Perhaps the item is too big and should be sliced. Maybe the item couldn't be finished on time, or a dependent task was not completed on time or as expected. All of these options should be considered seriously.

However, I don't see any strict restrictions in Scrum regarding moving work between Sprints. I would strongly advise against doing it, but there are sometimes valid reasons for doing so. And, let's be honest, sometimes people make mistakes, and that doesn't necessarily mean they should be fired. But the work still needs to be done, and improvements should also be made. If it happens, it's better to identify the problem as soon as possible and improve whatever needs to be improved.
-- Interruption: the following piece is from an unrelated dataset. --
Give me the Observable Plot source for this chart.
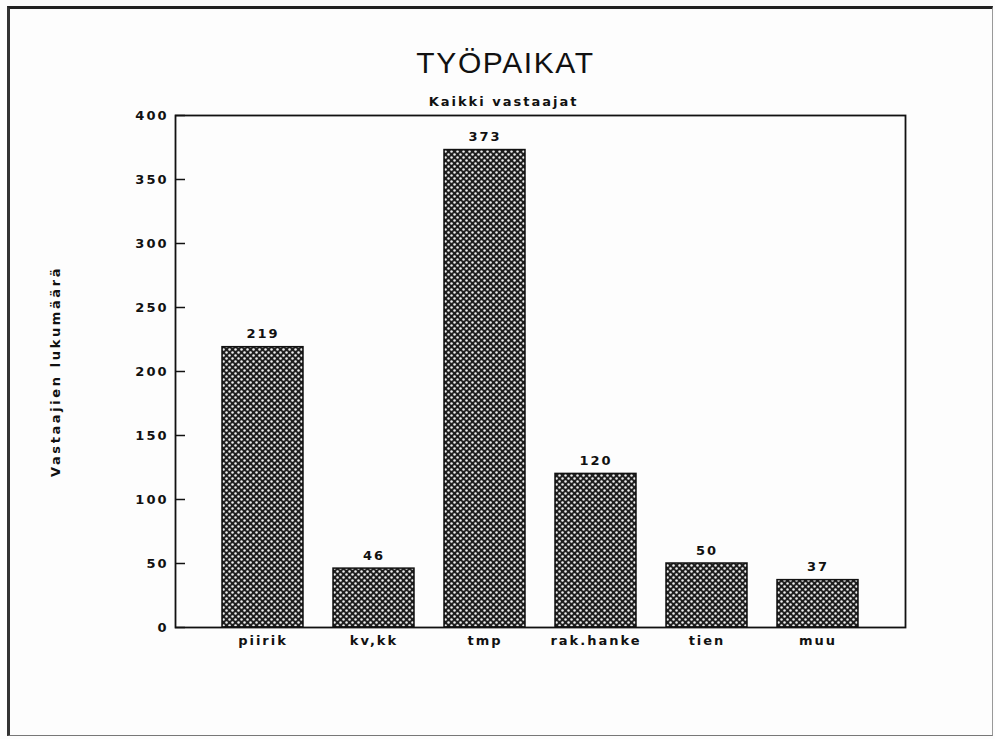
<!DOCTYPE html>
<html>
<head>
<meta charset="utf-8">
<script src="https://cdn.jsdelivr.net/npm/d3@7"></script>
<script src="https://cdn.jsdelivr.net/npm/@observablehq/plot@0.6"></script>
<style>
  html, body { margin: 0; padding: 0; background: #fff; }
  #wrap { position: relative; width: 995px; height: 739px; overflow: hidden; background: #fdfdfd; }
  #border { position: absolute; left: 7px; top: 6px; width: 986px; height: 730px; box-sizing: border-box;
            border-top: 3px solid #222; border-left: 3px solid #333; border-right: 1px solid #999; border-bottom: 1px solid #777; }
  #chart { position: absolute; left: 0; top: 0; }
  #chart svg text { letter-spacing: 2px; }
</style>
</head>
<body>
<div id="wrap"><div id="border"></div><div id="chart"></div></div>
<script>
const title = "TYÖPAIKAT";
const subtitle = "Kaikki vastaajat";
const yLabel = "Vastaajien lukumäärä";
const categories = ["piirik", "kv,kk", "tmp", "rak.hanke", "tien", "muu"];
const counts = [219, 46, 373, 120, 50, 37];
const yTicks = [0, 50, 100, 150, 200, 250, 300, 350, 400];

const data = categories.map((c, i) => ({category: c, count: counts[i]}));
const font = "'DejaVu Sans', sans-serif";

const plot = Plot.plot({
  width: 995,
  height: 739,
  marginLeft: 175,
  marginRight: 90,
  marginTop: 115,
  marginBottom: 112,
  style: {fontFamily: font, fontSize: "13px", fontWeight: "bold", color: "#111", background: "transparent"},
  x: {domain: categories, paddingInner: 0.27, paddingOuter: 0.4, label: null},
  y: {domain: [0, 400], label: null},
  marks: [
    Plot.barY(data, {x: "category", y: "count", fill: "url(#dotpat)", stroke: "#111", strokeWidth: 1.5}),
    Plot.frame({stroke: "#111", strokeWidth: 1.8}),
    Plot.ruleY(yTicks, {y: d => d, insetRight: 720, stroke: "#111", strokeWidth: 1.5}),
    Plot.axisY({ticks: yTicks, tickSize: 0, tickPadding: 7, label: null, fontWeight: "bold"}),
    Plot.axisX({tickSize: 0, tickPadding: 8, label: null, fontWeight: "bold"}),
    Plot.text(data, {x: "category", y: "count", text: d => String(d.count), lineAnchor: "bottom", dy: -9, fontWeight: "bold"}),
    Plot.text([title], {frameAnchor: "top", text: d => d, dx: -35, dy: -43, lineAnchor: "bottom", fontSize: 30, fontWeight: "normal", fontFamily: "'Liberation Sans', sans-serif"}),
    Plot.text([subtitle], {frameAnchor: "top", text: d => d, dx: -37, dy: -10, lineAnchor: "bottom", fontSize: 13, fontWeight: "bold"}),
    Plot.text([yLabel], {frameAnchor: "left", text: d => d, dx: -120, rotate: -90, textAnchor: "middle", fontSize: 13, fontWeight: "bold"})
  ]
});

plot.querySelectorAll("text").forEach(t => {
  if (t.textContent === title) t.style.letterSpacing = "1.6px";
  if (t.textContent === yLabel) t.style.letterSpacing = "2.6px";
});

const svgNS = "http://www.w3.org/2000/svg";
const defs = document.createElementNS(svgNS, "defs");
const pat = document.createElementNS(svgNS, "pattern");
pat.setAttribute("id", "dotpat");
pat.setAttribute("width", "6");
pat.setAttribute("height", "6");
pat.setAttribute("patternUnits", "userSpaceOnUse");
const bg = document.createElementNS(svgNS, "rect");
bg.setAttribute("width", "6"); bg.setAttribute("height", "6"); bg.setAttribute("fill", "#1e1e1e");
pat.appendChild(bg);
[[1.5, 1.5], [4.5, 4.5]].forEach(([cx, cy]) => {
  const c = document.createElementNS(svgNS, "circle");
  c.setAttribute("cx", cx); c.setAttribute("cy", cy); c.setAttribute("r", "1.25"); c.setAttribute("fill", "#eeeeee");
  pat.appendChild(c);
});
defs.appendChild(pat);
plot.insertBefore(defs, plot.firstChild);
document.getElementById("chart").appendChild(plot);
</script>
</body>
</html>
The first step in this process is to admit that the work item was not finished as planned and needs to be moved now. So, the Sprint Report won't be perfect, and someone may need to be held accountable. This is what openness is about. On the other hand, moving the work item to the next Sprint but accounting for it in the previous Sprint is not fair and seems to be an attempt to hide the problem.

Lastly, Jira allows for multiple Sprints to be active at the same time. I would argue that this is mainly applicable to Scrum at scale, where there are multiple Scrum teams working on the same product. However, it can also be applied to a single team. Nevertheless, I would advise against using this feature for a single team without a very good reason. This may be a topic for a completely different discussion.